** BEGIN Supplied data **

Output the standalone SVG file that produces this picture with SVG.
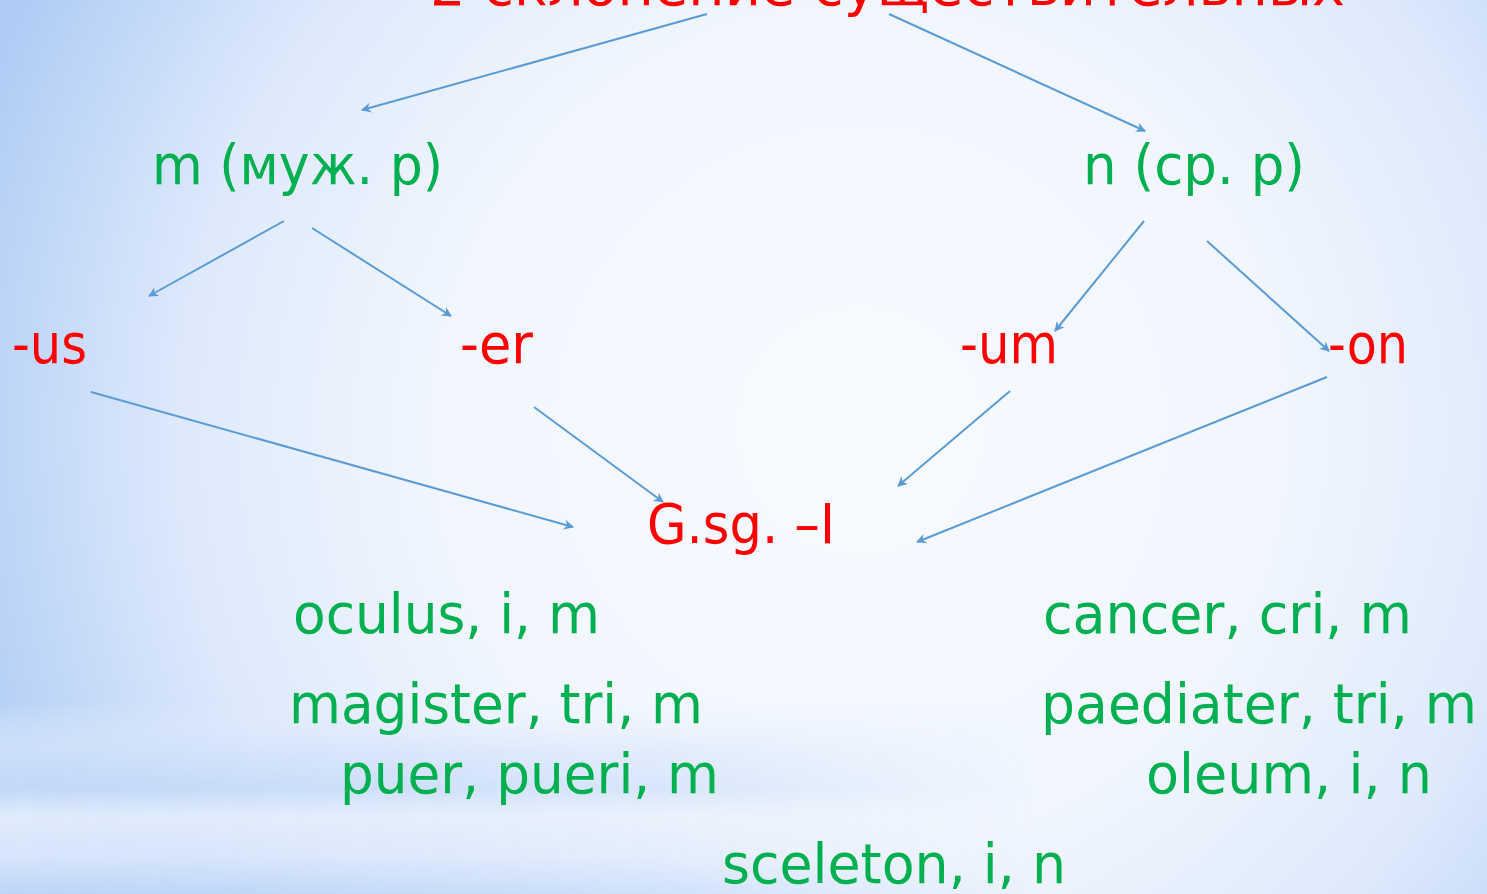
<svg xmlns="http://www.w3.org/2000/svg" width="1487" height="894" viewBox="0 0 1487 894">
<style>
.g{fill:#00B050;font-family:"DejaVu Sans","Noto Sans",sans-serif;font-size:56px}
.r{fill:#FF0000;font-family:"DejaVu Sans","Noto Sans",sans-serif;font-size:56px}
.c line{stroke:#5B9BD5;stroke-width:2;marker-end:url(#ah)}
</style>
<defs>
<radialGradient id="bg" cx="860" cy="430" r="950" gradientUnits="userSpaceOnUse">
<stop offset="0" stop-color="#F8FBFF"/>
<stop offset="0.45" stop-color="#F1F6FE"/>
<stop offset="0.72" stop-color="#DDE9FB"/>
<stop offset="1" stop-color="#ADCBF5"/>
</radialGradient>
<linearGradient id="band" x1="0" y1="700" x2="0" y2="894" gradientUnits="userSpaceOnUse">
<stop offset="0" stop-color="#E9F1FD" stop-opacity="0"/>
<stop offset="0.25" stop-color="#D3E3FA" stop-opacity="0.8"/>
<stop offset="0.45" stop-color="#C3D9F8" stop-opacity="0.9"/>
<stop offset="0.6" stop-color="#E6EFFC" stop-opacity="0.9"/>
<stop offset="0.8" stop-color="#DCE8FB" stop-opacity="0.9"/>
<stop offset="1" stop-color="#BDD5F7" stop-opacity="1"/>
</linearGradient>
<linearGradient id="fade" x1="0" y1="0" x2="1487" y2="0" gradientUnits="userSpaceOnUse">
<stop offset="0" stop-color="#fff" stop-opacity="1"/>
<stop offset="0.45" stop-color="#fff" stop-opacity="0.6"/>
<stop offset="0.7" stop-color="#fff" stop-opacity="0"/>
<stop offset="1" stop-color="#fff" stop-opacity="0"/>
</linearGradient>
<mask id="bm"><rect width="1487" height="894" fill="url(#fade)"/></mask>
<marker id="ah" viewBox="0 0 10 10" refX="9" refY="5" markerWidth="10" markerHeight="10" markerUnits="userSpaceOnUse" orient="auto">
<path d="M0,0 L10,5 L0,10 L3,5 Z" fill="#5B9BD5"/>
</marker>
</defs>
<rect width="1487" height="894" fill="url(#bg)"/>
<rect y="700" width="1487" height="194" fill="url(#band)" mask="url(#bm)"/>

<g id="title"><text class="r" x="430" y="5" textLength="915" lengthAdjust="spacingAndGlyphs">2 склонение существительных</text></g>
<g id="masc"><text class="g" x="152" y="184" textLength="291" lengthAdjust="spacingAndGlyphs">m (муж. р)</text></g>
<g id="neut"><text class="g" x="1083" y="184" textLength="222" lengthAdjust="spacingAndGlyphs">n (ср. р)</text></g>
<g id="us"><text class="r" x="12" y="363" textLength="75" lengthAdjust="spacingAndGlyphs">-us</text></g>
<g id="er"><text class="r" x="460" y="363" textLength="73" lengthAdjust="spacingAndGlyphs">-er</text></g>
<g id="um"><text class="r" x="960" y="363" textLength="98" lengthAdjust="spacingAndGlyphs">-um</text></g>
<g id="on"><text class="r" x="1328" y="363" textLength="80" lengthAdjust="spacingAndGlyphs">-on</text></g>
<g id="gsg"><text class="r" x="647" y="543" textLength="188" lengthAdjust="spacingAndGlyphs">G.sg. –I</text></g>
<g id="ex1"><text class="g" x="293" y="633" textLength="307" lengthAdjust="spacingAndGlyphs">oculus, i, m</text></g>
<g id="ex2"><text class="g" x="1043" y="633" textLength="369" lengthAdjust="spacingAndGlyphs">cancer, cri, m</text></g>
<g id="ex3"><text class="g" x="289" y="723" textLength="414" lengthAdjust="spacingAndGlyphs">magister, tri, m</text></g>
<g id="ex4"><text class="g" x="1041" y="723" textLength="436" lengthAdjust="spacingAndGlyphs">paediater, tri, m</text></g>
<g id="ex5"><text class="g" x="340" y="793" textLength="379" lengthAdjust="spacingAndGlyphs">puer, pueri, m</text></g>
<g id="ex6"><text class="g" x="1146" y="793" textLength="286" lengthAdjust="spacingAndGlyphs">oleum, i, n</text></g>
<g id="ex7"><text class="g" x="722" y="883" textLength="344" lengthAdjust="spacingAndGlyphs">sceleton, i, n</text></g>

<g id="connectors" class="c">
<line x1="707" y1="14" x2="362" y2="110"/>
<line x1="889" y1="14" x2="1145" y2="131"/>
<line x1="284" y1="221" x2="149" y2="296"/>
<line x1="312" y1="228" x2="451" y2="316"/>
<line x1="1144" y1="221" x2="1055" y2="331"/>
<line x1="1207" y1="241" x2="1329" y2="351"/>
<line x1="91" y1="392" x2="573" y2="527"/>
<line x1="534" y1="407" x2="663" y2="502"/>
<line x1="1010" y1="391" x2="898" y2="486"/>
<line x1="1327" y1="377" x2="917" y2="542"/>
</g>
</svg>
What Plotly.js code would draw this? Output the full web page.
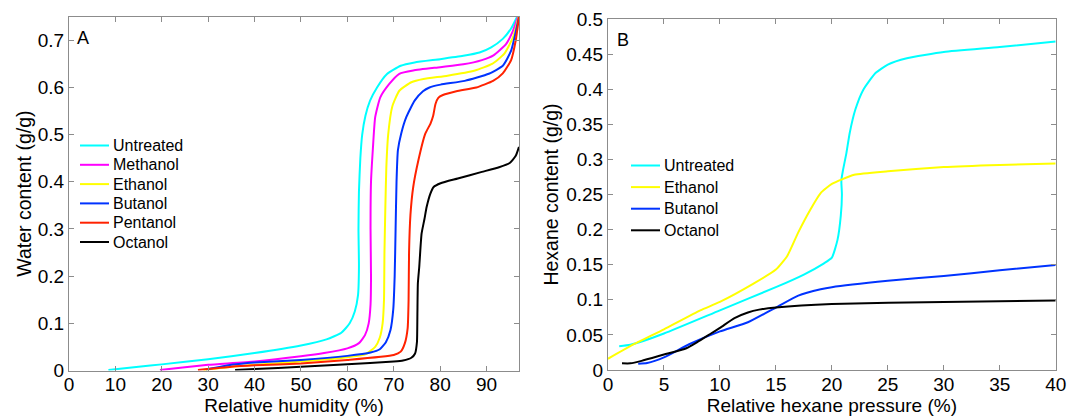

** END Supplied data **

The task: Check every line of the data, and copy the ones that contain "this".

Written answer:
Output the standalone SVG file that produces this picture with SVG.
What Plotly.js code would draw this? Output the full web page.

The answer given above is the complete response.